Necessarily swift and adumbrative as well as inclusive, focused, and graceful.

A light-speed tour of (mostly) Western poetry, from the 4,000-year-old Gilgamesh to the work of Australian poet Les Murray, who died in 2019.

In the latest entry in the publisher’s Little Histories series, Carey, an emeritus professor at Oxford whose books include What Good Are the Arts? and The Unexpected Professor: An Oxford Life in Books, offers a quick definition of poetry—“relates to language as music relates to noise. It is language made special”—before diving in to poetry’s vast history. In most chapters, the author deals with only a few writers, but as the narrative progresses, he finds himself forced to deal with far more than a handful. In his chapter on 20th-century political poets, for example, he talks about 14 writers in seven pages. Carey displays a determination to inform us about who the best poets were—and what their best poems were. The word “greatest” appears continually; Chaucer was “the greatest medieval English poet,” and Langston Hughes was “the greatest male poet” of the Harlem Renaissance.
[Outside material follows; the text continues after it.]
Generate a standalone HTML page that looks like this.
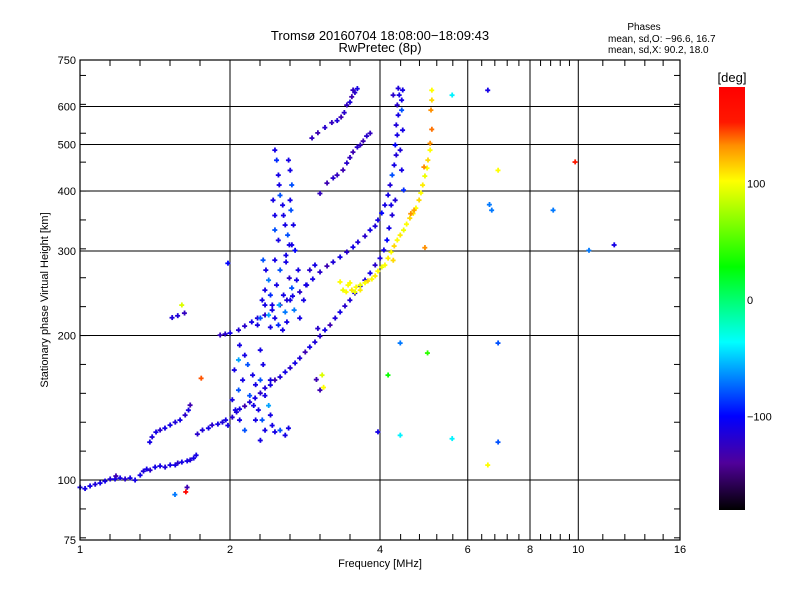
<!DOCTYPE html>
<html><head><meta charset="utf-8"><style>
body{margin:0;background:#fff;width:800px;height:600px;overflow:hidden}
svg{display:block;font-family:"Liberation Sans",sans-serif}
</style></head><body>
<svg id="chart" width="800" height="600" xmlns="http://www.w3.org/2000/svg">
<defs>
<linearGradient id="cbg" x1="0" y1="0" x2="0" y2="1">
<stop offset="0" stop-color="#ff0000"/><stop offset="0.083" stop-color="#ff1800"/>
<stop offset="0.139" stop-color="#ff9000"/><stop offset="0.222" stop-color="#ffff00"/>
<stop offset="0.425" stop-color="#00ff00"/><stop offset="0.603" stop-color="#00ffff"/>
<stop offset="0.778" stop-color="#0000ff"/><stop offset="0.889" stop-color="#50009a"/>
<stop offset="1" stop-color="#000000"/></linearGradient>
</defs>
<text x="380" y="40" font-size="13" text-anchor="middle">Tromsø 20160704 18:08:00−18:09:43</text>
<text x="380" y="52" font-size="13" text-anchor="middle">RwPretec (8p)</text>
<text x="644" y="30" font-size="10" text-anchor="middle">Phases</text>
<text x="608" y="42" font-size="10">mean, sd,O: −96.6, 16.7</text>
<text x="608" y="53" font-size="10">mean, sd,X:  90.2, 18.0</text>
<g id="grid"></g>
<g id="marks"></g>
<rect x="80" y="60" width="600" height="480" fill="none" stroke="#000" stroke-width="1.2"/>
<g id="axes"></g>
<text x="380" y="567" font-size="11" text-anchor="middle">Frequency [MHz]</text>
<text transform="translate(48,300) rotate(-90)" font-size="11" text-anchor="middle">Stationary phase Virtual Height [km]</text>
<rect x="719" y="87" width="26" height="423" fill="url(#cbg)"/>
<text x="732" y="82" font-size="13" text-anchor="middle">[deg]</text>
<g id="cbticks"></g>
</svg>
<script>
const xTickVals=[1,2,4,6,8,10,16];
const yTickVals=[75,100,200,300,400,500,600,750];
const xGridVals=[2,4,6,8,10];
const yGridVals=[100,200,300,400,500,600];
const cbTickVals=[100,0,-100];
const freq=[
1.0,1.023,1.047,1.072,1.097,1.122,1.149,1.175,1.203,1.231,1.26,1.289,1.32,1.34,1.36,1.382,1.414,1.447,1.481,1.516,1.552,1.57,1.6,1.64,1.663,1.69,1.71,1.18,
1.38,1.395,1.42,1.447,1.48,1.516,1.552,1.587,1.625,1.65,1.663,
1.72,1.76,1.81,1.84,1.89,1.93,1.96,2.02,2.06,2.09,2.14,2.19,2.245,2.3,2.35,2.41,2.46,2.52,2.58,2.64,2.70,2.76,2.83,2.89,2.96,3.03,3.10,3.175,3.25,3.325,3.40,3.48,3.56,3.65,3.73,3.82,3.91,4.0,4.07,4.13,4.17,4.23,
1.91,1.955,2.0,2.08,2.14,2.21,2.27,2.35,2.43,2.52,2.60,2.67,2.76,2.85,2.93,3.03,3.13,3.22,3.325,3.43,3.53,3.61,3.73,3.82,3.91,3.96,4.03,4.09,
4.15,4.19,4.23,4.27,4.31,4.29,4.33,4.31,4.35,4.33,4.37,4.35,4.44,4.42,4.44,4.39,4.42,4.46,4.21,4.29,4.25,4.42,
2.92,3.0,3.10,3.2,3.28,3.34,3.39,3.43,3.48,3.51,3.56,3.60,3.53,
3.03,3.13,3.22,3.28,3.37,3.43,3.48,3.53,3.60,3.65,3.70,3.76,3.82,
3.325,3.37,3.45,3.51,3.58,3.65,3.73,3.78,3.85,3.91,3.96,4.03,4.09,4.15,4.21,4.27,4.33,4.39,4.46,4.52,4.59,4.66,4.72,4.79,4.83,4.87,4.92,4.97,4.99,5.04,3.42,3.56,3.65,3.48,4.25,
4.61,4.68,5.04,5.08,5.06,5.08,5.08,4.90,
2.33,2.36,2.39,2.35,2.41,2.43,2.39,2.46,2.50,2.55,2.58,2.64,2.66,2.72,2.74,2.59,2.52,2.48,2.56,2.63,2.46,2.69,2.76,2.81,2.84,2.89,2.96,2.32,2.30,2.27,2.41,2.60,2.51,2.35,
2.46,2.48,2.50,2.51,2.52,2.55,2.56,2.58,2.61,2.63,2.59,2.50,2.46,2.46,2.44,2.62,2.64,2.66,2.64,2.65,2.68,2.66,2.70,
2.09,2.14,2.17,2.22,2.25,2.19,2.23,2.28,2.25,2.32,2.35,2.39,2.41,2.43,2.46,2.52,2.58,2.62,2.35,2.30,2.14,2.09,2.05,2.02,2.08,2.12,2.04,2.08,2.30,2.33,2.30,2.41,1.98,
3.0,2.98,3.03,3.06,3.08,1.53,1.57,1.62,1.6,1.75,1.63,1.64,1.55,
5.58,6.58,6.9,6.63,6.7,8.9,9.85,11.8,10.5,5.58,6.9,6.58,6.9,4.39,4.98,4.15,3.96,4.39,4.92,1.98];
const height=[
96.6,96,97.2,98,98.6,99.5,100.5,100.5,101,100.5,101,100,102.4,104.4,105.4,104.9,106.4,107,106.4,107.5,107.5,108.5,109,109.6,110.1,111.1,112.7,102,
120,123,125.9,127.1,128.3,130.2,132,133.4,136.6,139.9,143.3,
124.7,127.1,128.3,130.2,130.8,132,133.4,135.2,138.6,140.6,142.6,145.4,148.2,151.8,155.5,157.8,161.6,164,167.9,171.3,175.3,179.5,184.8,189.3,193.9,199.5,205.4,210.4,217.5,223.9,230.5,237.1,245.2,253.6,261,269.9,280.5,289.9,301.5,316.2,335,356.5,
200.5,201.5,202.5,205.4,209.4,213.5,217.5,220.7,226.1,231.6,237.1,241.8,246.6,254.9,262.3,271.3,279.2,284.6,291.5,298.6,305.8,313.2,322.3,331.8,338.2,348.1,360,374.1,
392.5,411.8,432,453.2,475.5,498.9,523.4,549.2,576,604.4,634.2,655,649.5,590,536,487,442.5,402,374,383,634,619,
516,529,542.6,555.6,560.9,570.5,583,604.4,612.9,629,642,654,649.5,
395.6,415.7,425.9,432,442.5,457.7,469.8,482.4,494,498.9,508.6,521,528,
258.8,248.8,254.9,248.8,252.4,254.9,257.6,260,262.3,266.3,272.5,277.8,280.5,289.9,298.6,307.4,316.2,323.9,331.8,341.4,351.4,359.4,368.7,383.2,396.5,411.8,430,446.7,464.2,487,246.6,246.6,248.8,257.6,287,
359,365,503,538,590,619,649,449,
287.3,273.9,261,248.8,242.9,231.6,220.7,217.5,210.4,205.4,223.9,237.1,251.3,261,273.9,284.6,273.9,254.9,242.9,263.6,287.3,226.1,217.5,237.1,254.9,273.9,280.5,237.1,217.5,210.4,208.2,213.5,231.6,231.6,
487,464,432,412,392,374,356,340,324,309,294,316,332,356,383,464,442,412,383,365,340,309,301,
191,182,174,165.5,158,150,143,140,133.4,133.4,150,143,136.6,130,126,127,124,128.3,127,121,127,133.4,140,147,154,161.6,169.6,178,186.6,174,161.6,161.6,130,
207,162,154,165.5,156,218,220,222.8,231.6,163,94.5,96.6,93.3,
634,649,442,375,365,365,460,309,301,122,120,107.5,193,193,184,165.5,126,124,305,283];
const phase=[
-110,-110,-110,-115,-110,-110,-115,-110,-110,-120,-110,-110,-110,-115,-110,-120,-110,-110,-115,-110,-110,-120,-110,-110,-115,-110,-110,-130,
-110,-115,-110,-120,-110,-110,-115,-110,-120,-110,-130,
-120,-115,-110,-120,-110,-115,-110,-120,-115,-110,-130,-115,-110,-120,-115,-110,-130,-115,-110,-120,-110,-115,-130,-110,-115,-120,-110,-130,-115,-110,-120,-115,-110,-120,-115,-110,-120,-115,-110,-100,-110,-115,
-125,-120,-110,-115,-120,-110,-115,-120,-110,-130,-115,-110,-120,-115,-110,-120,-130,-115,-110,-120,-110,-115,-120,-110,-115,-110,-100,-110,
-110,-115,-80,-110,-115,-100,-110,-115,-110,-120,-110,-115,-110,-80,-110,-115,-110,-90,-110,-115,-120,-110,
-125,-130,-120,-125,-115,-130,-120,-125,-115,-130,-120,-110,-125,
-125,-130,-120,-125,-130,-120,-125,-130,-120,-125,-130,-120,-125,
100,95,100,105,100,95,100,110,100,105,100,95,100,105,100,110,100,105,95,100,110,105,100,110,100,105,95,100,110,100,100,95,105,100,110,
130,125,130,135,130,110,100,130,
-80,-110,-70,-110,-90,-110,-60,-110,-90,-110,-70,-110,-80,-110,-110,-110,-80,-110,-110,-120,-110,-70,-110,-110,-110,-120,-110,-110,-80,-110,-110,-110,-60,-110,
-110,-90,-110,-110,-80,-110,-110,-110,-80,-110,-110,-110,-80,-110,-110,-110,-110,-80,-110,-80,-110,-110,-100,
-110,-110,-80,-110,-110,-80,-110,-110,-110,-80,-110,-60,-110,-110,-110,-80,-110,-110,-110,-110,-80,-110,-110,-110,-80,-110,-110,-60,-110,-110,-80,-110,-110,
-120,-130,-130,90,100,-115,-115,-125,90,140,170,-130,-70,
-40,-110,100,-70,-70,-70,150,-110,-70,-40,-80,100,-80,-70,40,30,-110,-40,130,-100];

const X0=80,X1=680,Y0=540,Y1=60;
function xScale(f){return X0+(X1-X0)*Math.log2(f)/Math.log2(16);}
function yScale(h){return Y0-(Y0-Y1)*Math.log10(h/75)/Math.log10(10);}
function cbScale(p){return 300-p*1.165;}
const cStops=[[180,[255,0,0]],[150,[255,24,0]],[130,[255,144,0]],[100,[255,255,0]],[27,[0,255,0]],[-37,[0,255,255]],[-100,[0,0,255]],[-140,[80,0,154]],[-180,[0,0,0]]];
function color(p){
  for(let i=0;i<cStops.length-1;i++){const a=cStops[i],b=cStops[i+1];
    if(p<=a[0]&&p>=b[0]){const t=(a[0]-p)/(a[0]-b[0]);
      return 'rgb('+a[1].map((v,k)=>Math.round(v+(b[1][k]-v)*t)).join(',')+')';}}
  return p>180?'rgb(255,0,0)':'rgb(0,0,0)';
}
const NS='http://www.w3.org/2000/svg';
function mk(tag,attrs,parent){const e=document.createElementNS(NS,tag);for(const k in attrs)e.setAttribute(k,attrs[k]);parent.appendChild(e);return e;}
const grid=document.getElementById('grid'),axes=document.getElementById('axes'),marks=document.getElementById('marks'),cbt=document.getElementById('cbticks');
xGridVals.forEach(v=>{const l=mk('line',{x1:xScale(v),x2:xScale(v),y1:Y1,y2:Y0,stroke:'#000','stroke-width':1},grid);

});
yGridVals.forEach(v=>{const l=mk('line',{x1:X0,x2:X1,y1:yScale(v),y2:yScale(v),stroke:'#000','stroke-width':1},grid);

});
const xMinor=[];
for(let k=1;k<5;k++){xMinor.push(Math.pow(2,k/5));xMinor.push(2*Math.pow(2,k/5));}
for(let k=1;k<5;k++){xMinor.push(4+0.4*k);xMinor.push(6+0.4*k);xMinor.push(8+0.4*k);xMinor.push(10+1.2*k);}
xMinor.forEach(v=>{const x=xScale(v);
mk('line',{x1:x,x2:x,y1:Y1,y2:Y1+6,stroke:'#000'},axes);
mk('line',{x1:x,x2:x,y1:Y0,y2:Y0-6,stroke:'#000'},axes);});
for(let k=-2;k<=14;k++){const v=100*Math.pow(2,k/5);if(v<75||v>750)continue;const y=yScale(v);
mk('line',{x1:X0,x2:X0+6,y1:y,y2:y,stroke:'#000'},axes);
mk('line',{x1:X1,x2:X1-6,y1:y,y2:y,stroke:'#000'},axes);}
yTickVals.forEach(v=>{const y=yScale(v);
mk('line',{x1:X0,x2:X0+10,y1:y,y2:y,stroke:'#000'},axes);
const t=mk('text',{x:76,y:y+4,'font-size':11,'text-anchor':'end'},axes);t.textContent=v;

});
xTickVals.forEach(v=>{const x=xScale(v);
const t=mk('text',{x:x,y:553,'font-size':11,'text-anchor':'middle'},axes);t.textContent=v;

});
cbTickVals.forEach(v=>{const y=cbScale(v);
const t=mk('text',{x:747,y:y+4,'font-size':11},cbt);t.textContent=(v<0?'−':'')+Math.abs(v);

});
for(let i=0;i<freq.length;i++){
  const x=xScale(freq[i]),y=yScale(height[i]),c=color(phase[i]);
  const g=mk('g',{fill:c},marks);
  
  
  mk('rect',{x:x-2.5,y:y-0.75,width:5,height:1.8},g);
  mk('rect',{x:x-0.75,y:y-2.5,width:1.8,height:5},g);
}
</script>
</body></html>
For readers who need a refresher—or suggestions for the nightstand—Carey provides the best-known names and the most celebrated poems, including Paradise Lost (about which the author has written extensively), “Kubla Khan,” “Ozymandias,” “The Charge of the Light Brigade,” Wordsworth and Coleridge’s Lyrical Ballads, which “changed the course of English poetry.” Carey explains some poetic technique (Hopkins’ “sprung rhythm”) and pauses occasionally to provide autobiographical tidbits—e.g., John Masefield, who wrote the famous “Sea Fever,” “hated the sea.” We learn, as well, about the sexuality of some poets (Auden was bisexual), and, especially later on, Carey discusses the demons that drove some of them, Robert Lowell and Sylvia Plath among them. Refreshingly, he includes many women in the volume—all the way back to Sappho—and has especially kind words for Marianne Moore and Elizabeth Bishop, who share a chapter.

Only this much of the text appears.